40 Mil is high, though. DM will definitely be slow on a mesh of that density, and may very well fail.

Zbrush can sculpt well on meshes of that resolution, but not every CPU intensive operation in zbrush will be able to crunch that many polygons.

If decimating, are you working for print? A 3d Print will never be able to produce 40 million polygons worth of detail anyway. Consider losing the top subD level or 2 prior to decimating.

Otherwise, you may need an intermediate step of transferring your detail to a more optimized mesh via Zremesher or other. Deliver more polygons to areas that need fine detail, and away from areas that dont.
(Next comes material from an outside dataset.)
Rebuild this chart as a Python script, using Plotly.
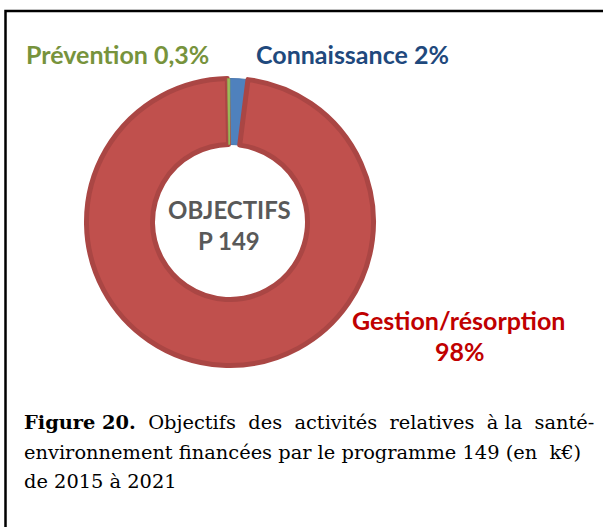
import plotly.graph_objects as go

W, H = 603, 527

# ---- data ----
categories = ["Connaissance", "Gestion/résorption", "Prévention"]
values = [2.0, 97.7, 0.3]
pct_labels = ["2%", "98%", "0,3%"]
center_lines = ["OBJECTIFS", "P 149"]
caption_bold = "Figure 20."
NB = "\u00a0"
caption_lines = [
    f"  Objectifs {NB}des {NB}activités {NB}relatives {NB}à la {NB}santé-",
    "environnement financées par le programme 149 (en  k€)",
    "de 2015 à 2021",
]

fill_colors = ["#4F81BD", "#C0504D", "#9BBB59"]
line_colors = ["#4A78B0", "#AA4644", "#8FB050"]
line_widths = [1, 5, 0.5]
label_colors = ["#1F497D", "#C00000", "#77933C"]


def px(x):
    return x / W


def py(y):
    return 1 - y / H


cx, cy, r = 230, 222, 143.5

fig = go.Figure(
    go.Pie(
        labels=categories,
        values=values,
        sort=False,
        direction="clockwise",
        rotation=0,
        hole=0.54,
        textinfo="none",
        hoverinfo="label+percent",
        marker=dict(colors=fill_colors, line=dict(color=line_colors, width=line_widths)),
        domain=dict(x=[px(cx - r), px(cx + r)], y=[py(cy + r), py(cy - r)]),
        showlegend=False,
    )
)

lab_font = "Lato, 'Open Sans', sans-serif"
LS = 25
annotations = []
annotations.append(dict(x=px(24), y=py(54), xanchor="left", yanchor="middle",
                        text=f"<b>{categories[2]} {pct_labels[2]}</b>",
                        font=dict(family=lab_font, size=LS, color=label_colors[2])))
annotations.append(dict(x=px(254), y=py(54), xanchor="left", yanchor="middle",
                        text=f"<b>{categories[0]} {pct_labels[0]}</b>",
                        font=dict(family=lab_font, size=LS, color=label_colors[0])))
annotations.append(dict(x=px(458), y=py(320), xanchor="center", yanchor="middle",
                        text=f"<b>{categories[1]}</b>",
                        font=dict(family=lab_font, size=LS, color=label_colors[1])))
annotations.append(dict(x=px(460), y=py(351), xanchor="center", yanchor="middle",
                        text=f"<b>{pct_labels[1]}</b>",
                        font=dict(family=lab_font, size=LS, color=label_colors[1])))
for i, t in enumerate(center_lines):
    annotations.append(dict(x=px(229), y=py(209 + 32 * i), xanchor="center", yanchor="middle",
                            text=f"<b>{t}</b>",
                            font=dict(family=lab_font, size=24, color="#595959")))
cap_font = "'DejaVu Serif', serif"
cap_y = [422, 452, 481]
for i, t in enumerate(caption_lines):
    txt = (f"<b>{caption_bold}</b>" + t) if i == 0 else t
    annotations.append(dict(x=px(22), y=py(cap_y[i]), xanchor="left", yanchor="middle",
                            text=txt, font=dict(family=cap_font, size=19.4, color="#000000")))

for a in annotations:
    a.update(xref="paper", yref="paper", showarrow=False)

fig.update_layout(
    width=W, height=H,
    margin=dict(l=0, r=0, t=0, b=0),
    paper_bgcolor="white", plot_bgcolor="white",
    annotations=annotations,
    shapes=[
        dict(type="path", xref="paper", yref="paper",
             path=f"M {px(5.5)} {py(530)} L {px(5.5)} {py(11)} L {px(606)} {py(11)}",
             line=dict(color="black", width=2.5)),
    ],
)

fig.write_html("out.html", config={"displayModeBar": False},
               post_script="document.body.style.margin='0';document.body.style.overflow='hidden';")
When I tried to do that, Zbrush crashed. I’m thinking there was something goofy about that mesh.

I ended up reprojecting and then using tessimate prior to decimating which seems more stable somehow.

I may look into any ways I can of focusing polies where I need them in the future, I went up that high for frankly few areas on the mesh. The lower limit on tessimate is kind of annoying though. It’s not quite enough I find.

Zremesher has a feature where you can paint the density of polygons you want/dont want in a given area. Be sure to split any meshes that can be logically split into separate subtools.

The max poly per subtool limit in ZB is a bit of a trap. Yes you can subdivide that high and probably sculpt on it reasonably well, but you’re still going to be limited by stability issues, and by the capabilities of Zbrush’s non-sculpting support functions. ZB’s poly limits are much better served creating a file that is large because all the polygons are distributed over multiple subtools (each of which can reach your system’s practical poly limit but dont do that), rather than a single ultra dense mesh. Any time an active mesh(subtool) goes over 30 mil polygons , you risk stability/performance issues.

I personally keep my meshes under the 20 mil mark (per subtool) to avoid issues. If you cant get what you want done with 20 mil polygons, your approach could probably be better.